Die Lebenserwartung in Deutschland ist hoch – bei Frauen liegt sie bei 83 Jahren. Laut einer Studie machen sich viele die zu erwartende lange Lebensdauer aber nicht bewusst. Mit dramatischen Folgen für ihre Rente.
Einer neuen Studie zufolge unterschätzen Frauen ihre eigene Lebenserwartung, Männer überschätzen sie – und das hat Auswirkungen auf die jeweilige Altersvorsorge. Aus dieser Fehleinschätzung könne für Frauen ein niedriges Rentenniveau folgen und das Armutsrisiko könne sich erhöhen, heißt es in der am Mittwoch in Wiesbaden veröffentlichten Studie des Bundesinstituts für Bevölkerungsforschung (BiB).
Demnach tendieren Männer im mittleren Alter zur Annahme, dass sie länger leben als es die statistische Lebenserwartung erwarten lässt – im Schnitt um 1,2 Jahre in der Altersgruppe der 40- bis 49-Jährigen. Frauen dieser Altersgruppe unterschätzen demnach ihre eigene, statistisch zu erwartende Lebensdauer durchschnittlich um 3,3 Jahre. Laut Berechnungen des Statistischen Bundesamts können heute in Deutschland geborene Mädchen auf eine durchschnittliche Lebensdauer von 83,3 Jahren hoffen; Jungen auf 78,6 Jahre.
“Während Männer häufig die Zeitspanne zu optimistisch ansetzen und ihre Lebensdauer überschätzen, unterschätzen Frauen die ihnen verbleibende Zeit”, sagte Studien-Autor Andreas Mergenthaler.
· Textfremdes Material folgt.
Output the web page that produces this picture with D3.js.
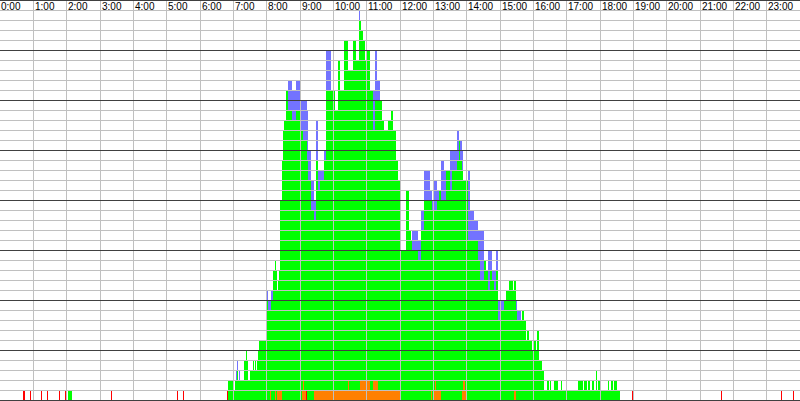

Dies könne finanzielle Folgen haben: “Die Forschungsergebnisse zeigen, dass Personen, die ihre verbleibende Lebenszeit unterschätzen, tendenziell weniger in die Altersvorsorge investieren.”
Eine weitere Folge könne ein früher Renteneintritt mit hohen Abschlägen sein. Das daraus folgende niedrige Rentenniveau könne dann zum Problem werden, “wenn entgegen der Erwartung doch eine lange Zeit in Rente verlebt wird”. In diesem Fall könnten andere Rücklagen im höheren Alter schon aufgebraucht sein – und sich dadurch das Armutsrisiko erhöhen.
Da die Unterschätzung der Lebenserwartung gerade bei Frauen weit verbreitet sei, sei für sie die Gefahr gegeben, im hohen Alter finanziell nicht ausreichend abgesichert zu sein. “Diese Frage gewinnt angesichts des aktuell deutlich ansteigenden Anteils älterer Personen zusätzlich an gesellschaftlicher Relevanz”, sagte Mergenthaler.
Dass Frauen der mittleren Altersgruppe ihre eigene Lebensdauer durchschnittlich um 3,3 Jahre unterschätzen, sei sogar “eher konservativ” berechnet, so Mitautorin Anna Reuter. Denn man habe hinsichtlich der Sterblichkeitsentwicklung ein pessimistisches Szenario des Statistischen Bundesamtes verwendet. Im Vergleich zur optimistischen Annahme ergebe sich bei den 40- bis 49-jährigen Frauen sogar eine Unterschätzung der Lebenserwartung von durchschnittlich 5,0 Jahren.